これは「経済的DV(ドメスティック・バイオレンス)」の一形態とも言え、多くの場合、妻や子どもが被害者となります。
- 夫が家計を完全に支配し、妻に食費など必要最低限の生活費しか渡さない。
- 妻自身のパート収入などをすべて取り上げ、自由になるお金を一切与えない。
- 「誰のおかげで生活できているんだ」といった言葉で精神的に支配し、お金の要求をさせない。
- 子どもの進学や習い事など、将来に関わる費用を出し渋る。
このような状況は外部から極めて見えにくく、当事者も「夫婦間の問題だから」「私が我慢すればいい」と、声を上げられないケースが少なくありません。経済的自由を奪われることは、精神的な孤立と無力感を生み、自力でその状況から抜け出すことを著しく困難にします。
家庭内貧困がもたらす深刻な影響
家庭内貧困は、個人の尊厳を傷つけるだけでなく、次世代や社会全体にも負の連鎖をもたらします。
- 子どもへの影響 教育や体験の機会が大きく制限されます。塾に通えない、参考書が買えないといった学習格差だけでなく、友人との交流や部活動への参加も諦めざるを得ないことがあります。これは、子どもの自己肯定感を著しく下げ、将来の選択肢を狭める「貧困の連鎖」に直結します。

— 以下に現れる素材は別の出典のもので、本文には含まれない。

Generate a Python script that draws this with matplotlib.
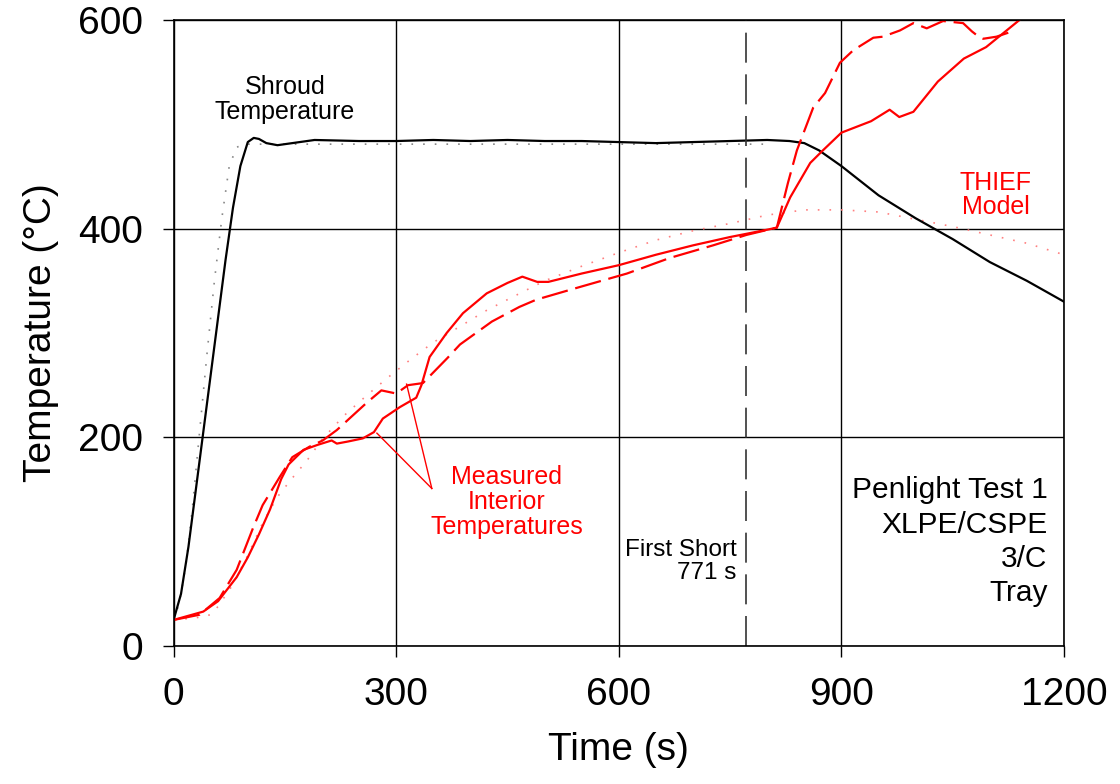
import numpy as np
from matplotlib import pyplot as plt

plt.rcParams['font.family'] = ['Liberation Sans', 'DejaVu Sans']

# Shroud temperature, measured (black solid)
shroud_t = [0, 10, 20, 30, 40, 50, 60, 70, 80, 90, 100, 108, 115, 125, 140, 160, 190,
            250, 300, 350, 400, 450, 500, 550, 600, 650, 700, 750, 800, 830, 850, 870,
            900, 950, 1000, 1050, 1100, 1150, 1200]
shroud_T = [25, 50, 95, 150, 205, 260, 315, 370, 420, 460, 483, 487, 486, 482, 480, 482, 485,
            484, 484, 485, 484, 485, 484, 484, 483, 482, 483, 484, 485, 484, 482, 475,
            460, 432, 410, 390, 368, 350, 330]

# Shroud temperature, THIEF model (grey dotted)
shroud_mod_t = [0, 5, 10, 17, 25, 35, 45, 55, 65, 75, 85, 95, 200, 400, 600, 800]
shroud_mod_T = [25, 35, 50, 80, 130, 205, 280, 350, 410, 460, 478, 481, 481, 481, 481, 481]

# Interior temperature, THIEF model (red dotted)
model_t = [0, 30, 50, 60, 80, 100, 120, 140, 160, 180, 200, 230, 260, 290, 320, 350, 390,
           420, 450, 500, 550, 600, 650, 700, 750, 800, 850, 900, 950, 1000, 1050, 1100,
           1150, 1200]
model_T = [25, 27, 30, 38, 59, 87, 118, 143, 161, 178, 198, 221, 240, 258, 275, 291, 308,
           321, 332, 350, 364, 377, 389, 398, 405, 413, 418, 418, 416, 409, 402, 394,
           386, 375]

# Interior temperature, measured (red solid)
meas1_t = [0, 40, 60, 85, 100, 115, 130, 145, 155, 175, 195, 213, 220, 235, 255, 270, 282,
           305, 327, 334, 345, 368, 390, 422, 450, 470, 490, 505, 550, 600, 650, 700, 750,
           800, 813, 831, 858, 875, 900, 940, 965, 978, 997, 1030, 1065, 1095, 1140]
meas1_T = [25, 33, 43, 66, 85, 107, 131, 160, 174, 188, 193, 197, 194, 196, 199, 205, 218,
           229, 238, 250, 277, 300, 319, 338, 348, 354, 349, 349, 357, 365, 375, 384, 392,
           399, 401, 430, 463, 475, 492, 503, 514, 507, 512, 541, 563, 574, 600]

# Interior temperature, measured (red dashed)
meas2_t = [0, 35, 62, 85, 107, 120, 143, 160, 183, 201, 220, 260, 280, 300, 316, 336, 369,
           386, 429, 466, 489, 547, 611, 669, 727, 772, 813, 828, 840, 862, 878, 898, 916,
           943, 956, 979, 997, 1015, 1037, 1064, 1076, 1085, 1091, 1109, 1134]
meas2_T = [25, 30, 46, 73, 113, 135, 162, 181, 191, 197, 207, 233, 245, 242, 250, 252, 276,
           289, 311, 325, 332, 344, 357, 372, 384, 394, 401, 444, 475, 516, 530, 559, 571,
           583, 584, 590, 597, 592, 599, 597, 589, 584, 582, 584, 590]

first_short = 771

fig = plt.figure(figsize=(11.2, 7.84), dpi=100)
ax = fig.add_axes([0.155, 0.176, 0.795, 0.7985])

ax.plot(shroud_mod_t, shroud_mod_T, color='#888888', lw=1.2, ls=(0, (1, 6)))
ax.plot(model_t, model_T, color='#ff8080', lw=1.2, ls=(0, (1, 6)))
ax.plot(shroud_t, shroud_T, color='black', lw=1.6)
ax.plot(meas1_t, meas1_T, color='red', lw=1.6)
ax.plot(meas2_t, meas2_T, color='red', lw=1.6, dashes=(12, 3.5))
ax.axvline(first_short, color='#333333', lw=1.2, dashes=(18, 7))

ax.set_xlim(0, 1200)
ax.set_ylim(0, 600)
ax.set_xticks([0, 300, 600, 900, 1200])
ax.set_yticks([0, 200, 400, 600])
ax.grid(True, color='black', lw=1)
ax.tick_params(direction='out', length=8, width=1, labelsize=28, pad=14)
for s in ax.spines.values():
    s.set_linewidth(1.2)

ax.set_xlabel('Time (s)', fontsize=28, labelpad=14)
ax.set_ylabel('Temperature (°C)', fontsize=28, labelpad=14)

ax.text(150, 524, 'Shroud\nTemperature', fontsize=18, ha='center', va='center',
        linespacing=1.05)
ax.text(1108, 432, 'THIEF\nModel', fontsize=18, color='red', ha='center', va='center',
        linespacing=1.0)
ax.text(449, 138, 'Measured\nInterior\nTemperatures', fontsize=18, color='red',
        ha='center', va='center', linespacing=1.05)
ax.plot([348, 274], [151, 204], color='red', lw=1)
ax.plot([348, 314], [151, 251], color='red', lw=1)
ax.text(759, 81, 'First Short\n771 s', fontsize=17.5, ha='right', va='center',
        linespacing=1.1)
ax.text(1178, 100, 'Penlight Test 1\nXLPE/CSPE\n3/C\nTray', fontsize=21.5, ha='right',
        va='center', linespacing=1.28)

fig.savefig('out.png', dpi=100)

- 大人(特に女性)への影響: 経済的DVに苦しむ当事者は、常に精神的なストレスに晒され、うつ病などを発症するリスクも高まります。自立したくても経済的な基盤がないため、暴力的な環境から抜け出せずに心身をすり減らしていくという悪循環に陥ります。
- 社会全体への影響 子どもたちの可能性が閉ざされることは、将来の社会を担う人材の損失を意味します。また、貧困を起因とする健康問題や生活困窮者の増加は、結果として医療費や社会保障費の増大につながり、社会全体の負担となります。
ひとりで抱え込まないで。利用できる相談窓口
もし、あなたやあなたの周りの人が家庭内貧困で苦しんでいるなら、決して一人で抱え込まないでください。それはあなたのせいではありません。専門の知識を持つ機関に相談することが、解決への大きな一歩です。
- 自立相談支援機関(全国の市町村) 生活全般の困りごとについて相談できる公的な窓口です。専門の支援員が一緒に課題を整理し、必要なサービスにつないでくれます。
- 配偶者暴力相談支援センター(DV相談プラス) 経済的DVを含む、あらゆる配偶者からの暴力に関する相談ができます。電話やメールで24時間相談可能で、必要に応じて一時保護や自立支援も行います。
- 法テラス(日本司法支援センター) 経済的な問題が絡む場合、法的な解決が必要になることもあります。収入などの条件を満たせば、無料で法律相談を受けられる制度があります。
- NPO法人などの民間支援団体 フードバンク(食料支援)や、子どもの学習支援、居場所づくりなど、地域に根差した多様な支援を行っている団体が全国にあります。
明日は我が身。社会全体での支援が大切
家庭内貧困は、単なるお金の問題ではなく、人々の尊厳や将来の可能性を奪う深刻な人権問題です。特に「見えない貧困」は、社会の無関心の中で多くの人々を苦しめています。
立派な家に住んでいるけれど、夕飯を作る食材を買いに行くお金がない母子さえいます。高級な自動車に乗っていても、ガソリンを入れられない人もいます。家族の力関係によってお金が自由にならないという、DVから来る見えない貧困のせいです。
この問題の解決には、まず私たちがその存在を知り、関心を持つことが不可欠です。家庭内貧困に気づいたら、自分ができる範囲でいいので声掛けをするなどしてもいいはずです。明らかな虐待、DVと感じたら、警察などへの相談も必要かもしれません。
「家庭内の問題」と切り捨てず、社会全体で支える仕組みを強化していく必要があります。